[Stated goal]
The entries below contain pictures. Retype everything except those pictures, exactly as given.

[Dataset rows]
────────────────

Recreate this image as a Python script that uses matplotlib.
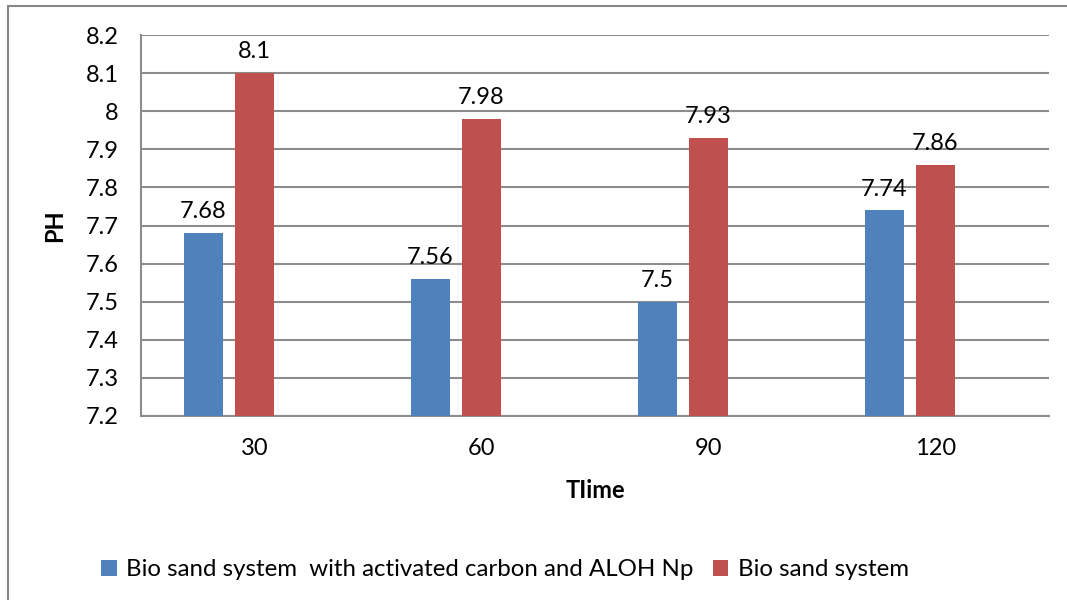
import numpy as np
import matplotlib.pyplot as plt
from matplotlib.patches import Rectangle

plt.rcParams['font.family'] = ['Lato', 'DejaVu Sans']

times = ["30", "60", "90", "120"]
ph_carbon = [7.68, 7.56, 7.5, 7.74]
ph_sand = [8.1, 7.98, 7.93, 7.86]
labels_carbon = ["7.68", "7.56", "7.5", "7.74"]
labels_sand = ["8.1", "7.98", "7.93", "7.86"]

blue = "#4F81BD"
red = "#C0504D"
grid_col = "#8C8C8C"
fs = 17

fig = plt.figure(figsize=(10.67, 6), dpi=100)
ax = fig.add_axes([141 / 1067, 1 - 416 / 600, 908 / 1067, 381 / 600])

# outer chart frame
fig.patches.append(Rectangle((8 / 1067, -0.05), 1.2, 1 - 6 / 600 + 0.05,
                             transform=fig.transFigure, fill=False,
                             edgecolor="#878787", linewidth=1.5))

x = np.arange(len(times))
w = 0.172
b1 = ax.bar(x - 0.225, np.array(ph_carbon) - 7.2, w, bottom=7.2, color=blue,
            label="Bio sand system  with activated carbon and ALOH Np", zorder=3)
b2 = ax.bar(x, np.array(ph_sand) - 7.2, w, bottom=7.2, color=red,
            label="Bio sand system", zorder=3)

for xi, v, s in zip(x - 0.225, ph_carbon, labels_carbon):
    ax.text(xi, v + 0.028, s, ha="center", va="bottom", fontsize=fs)
for xi, v, s in zip(x, ph_sand, labels_sand):
    ax.text(xi, v + 0.028, s, ha="center", va="bottom", fontsize=fs)

ax.set_xlim(-0.5, 3.5)
ax.set_ylim(7.2, 8.2)
ax.set_yticks(np.round(np.arange(7.2, 8.21, 0.1), 1))
ax.set_yticklabels(["7.2", "7.3", "7.4", "7.5", "7.6", "7.7", "7.8", "7.9", "8", "8.1", "8.2"])
ax.set_xticks(x)
ax.set_xticklabels(times)
ax.tick_params(length=0, labelsize=fs)
ax.tick_params(axis="x", pad=16)
ax.tick_params(axis="y", pad=16)
ax.yaxis.grid(True, color=grid_col, linewidth=1.5, zorder=0)
ax.set_axisbelow(True)
for side in ["top", "right"]:
    ax.spines[side].set_visible(False)
ax.spines["left"].set_color(grid_col)
ax.spines["bottom"].set_color(grid_col)
ax.spines["left"].set_linewidth(1.5)
ax.spines["bottom"].set_linewidth(1.5)

ax.set_ylabel("PH", fontsize=fs, fontweight="bold", labelpad=14)
ax.set_xlabel("TIime", fontsize=fs, fontweight="bold", labelpad=14)

fig.legend(handles=[b1, b2], loc="center", bbox_to_anchor=(505 / 1067, 1 - 570 / 600),
           ncol=2, frameon=False, fontsize=fs + 0.3, handlelength=0.65, handleheight=0.65,
           handletextpad=0.4, columnspacing=0.8)

fig.savefig("out.png", dpi=100)
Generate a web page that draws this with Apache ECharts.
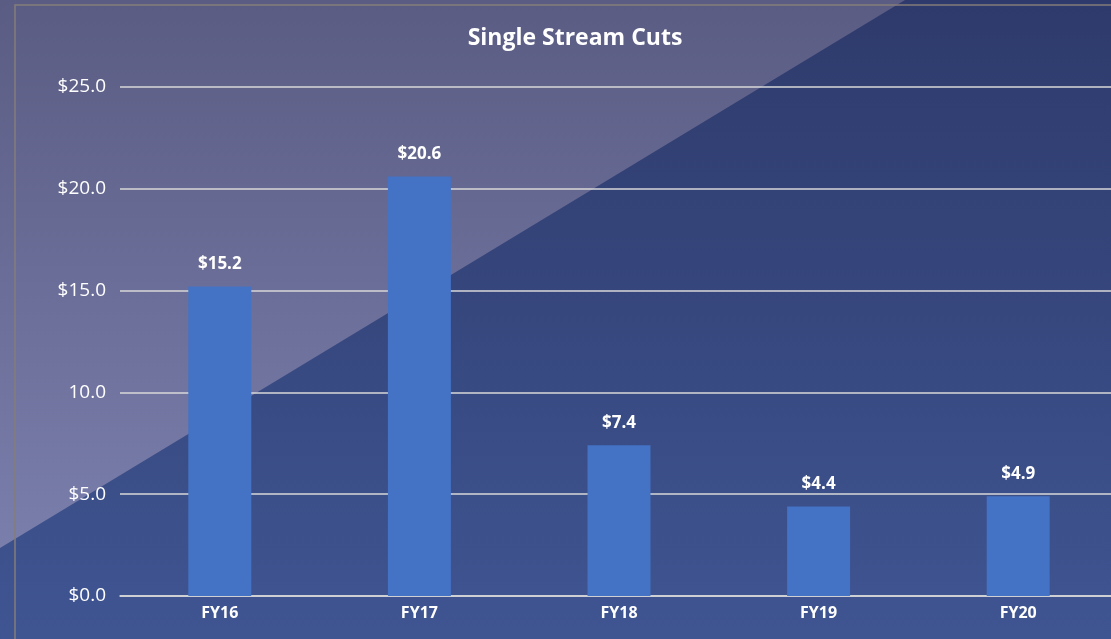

────────────────

[Result for this exercise]
Recreate this image as a Python script that uses matplotlib.
import numpy as np
import matplotlib.pyplot as plt
from matplotlib.patches import Rectangle

plt.rcParams['font.family'] = ['Lato', 'DejaVu Sans']

times = ["30", "60", "90", "120"]
ph_carbon = [7.68, 7.56, 7.5, 7.74]
ph_sand = [8.1, 7.98, 7.93, 7.86]
labels_carbon = ["7.68", "7.56", "7.5", "7.74"]
labels_sand = ["8.1", "7.98", "7.93", "7.86"]

blue = "#4F81BD"
red = "#C0504D"
grid_col = "#8C8C8C"
fs = 17

fig = plt.figure(figsize=(10.67, 6), dpi=100)
ax = fig.add_axes([141 / 1067, 1 - 416 / 600, 908 / 1067, 381 / 600])

# outer chart frame
fig.patches.append(Rectangle((8 / 1067, -0.05), 1.2, 1 - 6 / 600 + 0.05,
                             transform=fig.transFigure, fill=False,
                             edgecolor="#878787", linewidth=1.5))

x = np.arange(len(times))
w = 0.172
b1 = ax.bar(x - 0.225, np.array(ph_carbon) - 7.2, w, bottom=7.2, color=blue,
            label="Bio sand system  with activated carbon and ALOH Np", zorder=3)
b2 = ax.bar(x, np.array(ph_sand) - 7.2, w, bottom=7.2, color=red,
            label="Bio sand system", zorder=3)

for xi, v, s in zip(x - 0.225, ph_carbon, labels_carbon):
    ax.text(xi, v + 0.028, s, ha="center", va="bottom", fontsize=fs)
for xi, v, s in zip(x, ph_sand, labels_sand):
    ax.text(xi, v + 0.028, s, ha="center", va="bottom", fontsize=fs)

ax.set_xlim(-0.5, 3.5)
ax.set_ylim(7.2, 8.2)
ax.set_yticks(np.round(np.arange(7.2, 8.21, 0.1), 1))
ax.set_yticklabels(["7.2", "7.3", "7.4", "7.5", "7.6", "7.7", "7.8", "7.9", "8", "8.1", "8.2"])
ax.set_xticks(x)
ax.set_xticklabels(times)
ax.tick_params(length=0, labelsize=fs)
ax.tick_params(axis="x", pad=16)
ax.tick_params(axis="y", pad=16)
ax.yaxis.grid(True, color=grid_col, linewidth=1.5, zorder=0)
ax.set_axisbelow(True)
for side in ["top", "right"]:
    ax.spines[side].set_visible(False)
ax.spines["left"].set_color(grid_col)
ax.spines["bottom"].set_color(grid_col)
ax.spines["left"].set_linewidth(1.5)
ax.spines["bottom"].set_linewidth(1.5)

ax.set_ylabel("PH", fontsize=fs, fontweight="bold", labelpad=14)
ax.set_xlabel("TIime", fontsize=fs, fontweight="bold", labelpad=14)

fig.legend(handles=[b1, b2], loc="center", bbox_to_anchor=(505 / 1067, 1 - 570 / 600),
           ncol=2, frameon=False, fontsize=fs + 0.3, handlelength=0.65, handleheight=0.65,
           handletextpad=0.4, columnspacing=0.8)

fig.savefig("out.png", dpi=100)
Generate a web page that draws this with Apache ECharts.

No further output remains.